How does the time needed to clean data change when we get more data?
Analyze the time complexity of the following code snippet.
import pandas as pd
def clean_data(df):
df = df.drop_duplicates()
df = df.fillna(method='ffill')
df['column'] = df['column'].apply(lambda x: x.strip() if isinstance(x, str) else x)
return df
This code removes duplicates, fills missing values, and cleans text in one column.
Identify the loops, recursion, array traversals that repeat.
- Primary operation: Scanning all rows multiple times for duplicates, missing values, and text cleaning.
- How many times: Each operation goes through the entire dataset once or more.
As the number of rows grows, each cleaning step takes longer because it checks every row.

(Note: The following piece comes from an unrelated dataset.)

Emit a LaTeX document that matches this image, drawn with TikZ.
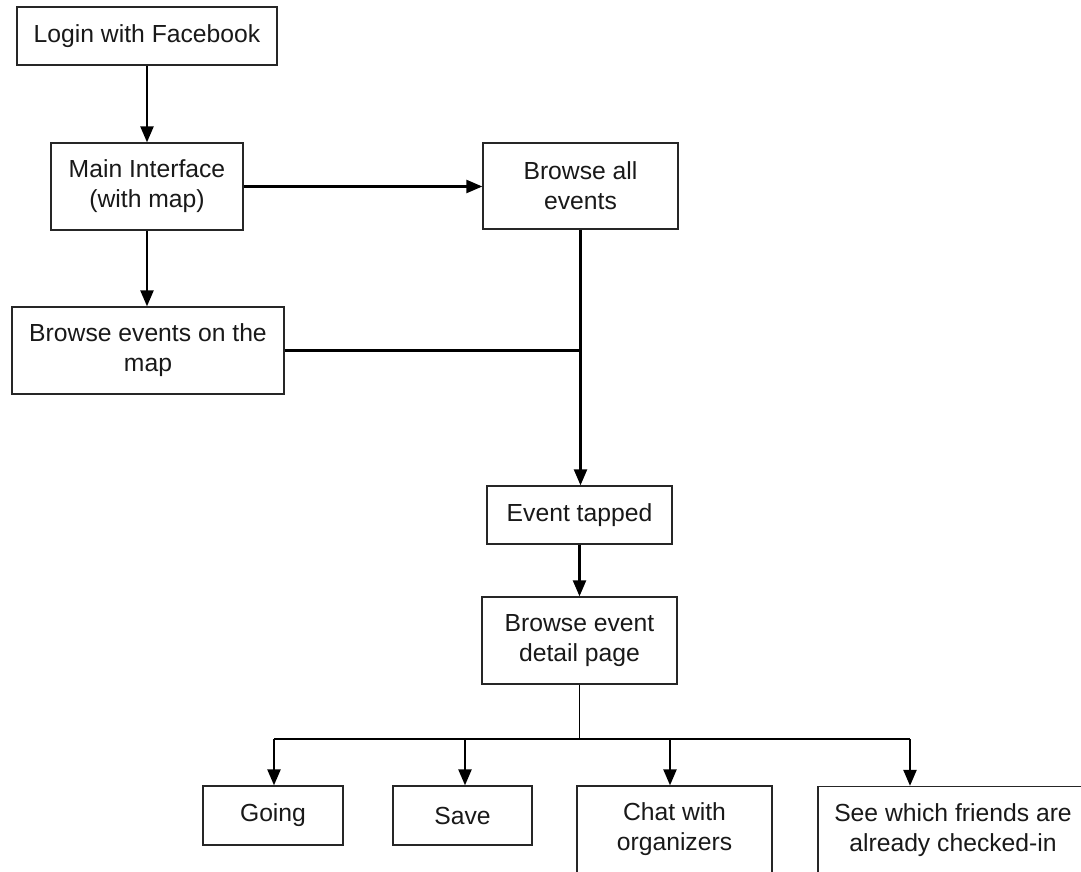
\documentclass[tikz,border=0pt]{standalone}
\usepackage{fontspec}
\setmainfont{Liberation Sans}
\usetikzlibrary{arrows.meta}
\begin{document}
\begin{tikzpicture}[x=1pt,y=-1pt,
  box/.style={draw=black!85,line width=1.3pt,fill=white,inner sep=0pt,
    align=center,text=black!90,font=\fontsize{24.7}{30}\selectfont},
  flow/.style={line width=2.3pt,draw=black,-{Triangle[width=13pt,length=16pt]}},
  link/.style={line width=2.3pt,draw=black},
  thin/.style={line width=1.1pt,draw=black}]
\clip (0,0) rectangle (1081,872);
\fill[white] (0,0) rectangle (1081,872);

% upper part of the flow
\node[box,minimum width=260,minimum height=58] (login) at (147,36) {Login with Facebook};
\node[box,minimum width=192,minimum height=87] (main) at (147,186.5) {Main Interface\\(with map)};
\node[box,minimum width=195,minimum height=86] (all) at (580.5,186) {Browse all\\events};
\node[box,minimum width=272,minimum height=87] (map) at (148,350.5) {Browse events on the\\map};

% event page
\node[box,minimum width=185,minimum height=58] (tapped) at (579.5,515) {Event tapped};
\node[box,minimum width=195,minimum height=87] (detail) at (579.5,640.5) {Browse event\\detail page};

% actions
\node[box,minimum width=140,minimum height=59] (going) at (273,815.5) {Going};
\node[box,minimum width=139,minimum height=59] (save) at (462.5,815.5) {Save};
\node[box,minimum width=195,minimum height=87] (chat) at (674.5,829.5) {Chat with\\organizers};
\node[box,minimum width=270,minimum height=87] (friends) at (953,830) {See which friends are\\already checked-in};

% connectors
\draw[flow] (login.south) -- (login.south |- main.north);
\draw[flow] (main.east) -- (main.east -| all.west);
\draw[flow] (main.south) -- (main.south |- map.north);
\draw[link] (map.east) -- (map.east -| all.south);
\draw[flow] (all.south) -- (all.south |- tapped.north);
\draw[flow] (tapped.south) -- (detail.north);

\coordinate (bar) at (579.5,739);
\coordinate (tG) at ([xshift=1pt]going.north);
\coordinate (tS) at ([xshift=2.5pt]save.north);
\coordinate (tC) at ([xshift=-4.5pt]chat.north);
\coordinate (tF) at ([xshift=-43pt]friends.north);

\draw[thin] (detail.south) -- (bar);
\draw[link] (bar -| tG) -- (bar -| tF);
\draw[flow] (bar -| tG) -- (tG);
\draw[flow] (bar -| tS) -- (tS);
\draw[flow] (bar -| tC) -- (tC);
\draw[flow] (bar -| tF) -- (tF);
\end{tikzpicture}
\end{document}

| Input Size (n) | Approx. Operations |
|---|---|
| 10 | About 30 operations (3 passes over 10 rows) |
| 100 | About 300 operations (3 passes over 100 rows) |
| 1000 | About 3000 operations (3 passes over 1000 rows) |
Pattern observation: The time grows roughly in direct proportion to the number of rows.
Time Complexity: O(n)
This means the cleaning time grows linearly with the amount of data.
[X] Wrong: "Data cleaning time stays the same no matter how much data there is."
[OK] Correct: Cleaning checks every row, so more data means more work and more time.
Understanding how data cleaning scales helps you explain why it takes so long and shows you can think about real data challenges clearly.
"What if we added nested loops to compare every row with every other row during cleaning? How would the time complexity change?"